Begin with the first line of the material and copy each line word for word through the line that contains "const LINE_H = 30;"; the pictures are left out.

╭──

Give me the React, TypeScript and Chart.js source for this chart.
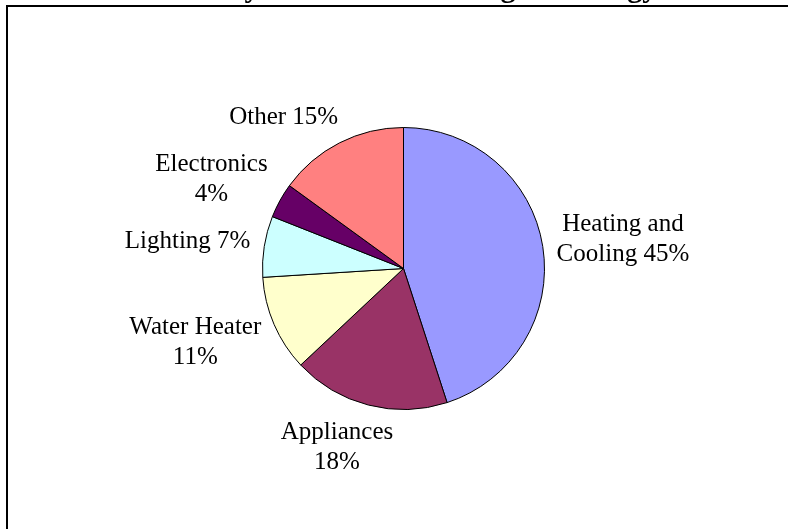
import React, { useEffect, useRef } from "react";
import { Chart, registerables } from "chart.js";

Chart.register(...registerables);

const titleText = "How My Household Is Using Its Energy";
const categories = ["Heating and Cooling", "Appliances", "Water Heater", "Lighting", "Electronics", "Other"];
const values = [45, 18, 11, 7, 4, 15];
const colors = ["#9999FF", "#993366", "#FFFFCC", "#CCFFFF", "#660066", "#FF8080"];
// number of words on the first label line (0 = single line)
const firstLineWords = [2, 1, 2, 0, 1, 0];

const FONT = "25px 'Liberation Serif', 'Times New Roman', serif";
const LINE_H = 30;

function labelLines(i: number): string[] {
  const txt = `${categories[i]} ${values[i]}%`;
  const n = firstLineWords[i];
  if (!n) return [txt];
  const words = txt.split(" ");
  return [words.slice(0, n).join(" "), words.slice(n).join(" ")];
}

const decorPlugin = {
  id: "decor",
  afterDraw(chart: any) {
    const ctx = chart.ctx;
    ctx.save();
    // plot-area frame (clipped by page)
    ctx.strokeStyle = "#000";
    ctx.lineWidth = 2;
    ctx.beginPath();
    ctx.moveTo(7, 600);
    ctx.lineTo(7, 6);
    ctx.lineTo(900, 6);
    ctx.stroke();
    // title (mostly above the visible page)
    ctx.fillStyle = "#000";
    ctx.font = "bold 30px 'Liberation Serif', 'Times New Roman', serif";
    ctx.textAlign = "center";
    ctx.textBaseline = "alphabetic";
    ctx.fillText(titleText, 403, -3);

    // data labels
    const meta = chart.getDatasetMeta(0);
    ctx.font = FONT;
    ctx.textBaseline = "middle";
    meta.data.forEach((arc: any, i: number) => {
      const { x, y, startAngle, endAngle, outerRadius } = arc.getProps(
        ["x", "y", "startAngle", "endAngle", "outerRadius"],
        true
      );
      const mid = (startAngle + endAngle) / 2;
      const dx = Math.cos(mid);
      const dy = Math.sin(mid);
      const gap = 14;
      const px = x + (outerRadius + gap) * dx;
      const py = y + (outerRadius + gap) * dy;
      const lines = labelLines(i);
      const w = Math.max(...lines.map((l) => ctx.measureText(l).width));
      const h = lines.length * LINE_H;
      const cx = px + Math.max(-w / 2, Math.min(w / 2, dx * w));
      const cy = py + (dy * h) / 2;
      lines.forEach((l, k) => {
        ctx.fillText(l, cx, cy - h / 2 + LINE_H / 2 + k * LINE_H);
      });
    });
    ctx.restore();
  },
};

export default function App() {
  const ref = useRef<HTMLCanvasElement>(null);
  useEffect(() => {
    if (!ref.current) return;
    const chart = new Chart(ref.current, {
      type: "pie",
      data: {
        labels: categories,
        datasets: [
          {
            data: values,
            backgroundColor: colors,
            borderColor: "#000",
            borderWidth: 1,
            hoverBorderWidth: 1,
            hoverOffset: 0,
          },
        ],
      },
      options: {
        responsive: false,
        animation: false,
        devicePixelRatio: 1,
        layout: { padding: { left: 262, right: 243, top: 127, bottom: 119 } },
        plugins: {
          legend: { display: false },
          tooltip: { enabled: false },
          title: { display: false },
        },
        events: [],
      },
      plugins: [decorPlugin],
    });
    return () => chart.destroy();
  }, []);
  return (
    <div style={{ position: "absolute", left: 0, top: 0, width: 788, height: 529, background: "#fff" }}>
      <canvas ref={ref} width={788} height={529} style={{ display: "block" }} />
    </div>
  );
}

╰──

◆ Task answer ◆
Give me the React, TypeScript and Chart.js source for this chart.
import React, { useEffect, useRef } from "react";
import { Chart, registerables } from "chart.js";

Chart.register(...registerables);

const titleText = "How My Household Is Using Its Energy";
const categories = ["Heating and Cooling", "Appliances", "Water Heater", "Lighting", "Electronics", "Other"];
const values = [45, 18, 11, 7, 4, 15];
const colors = ["#9999FF", "#993366", "#FFFFCC", "#CCFFFF", "#660066", "#FF8080"];
// number of words on the first label line (0 = single line)
const firstLineWords = [2, 1, 2, 0, 1, 0];

const FONT = "25px 'Liberation Serif', 'Times New Roman', serif";
const LINE_H = 30;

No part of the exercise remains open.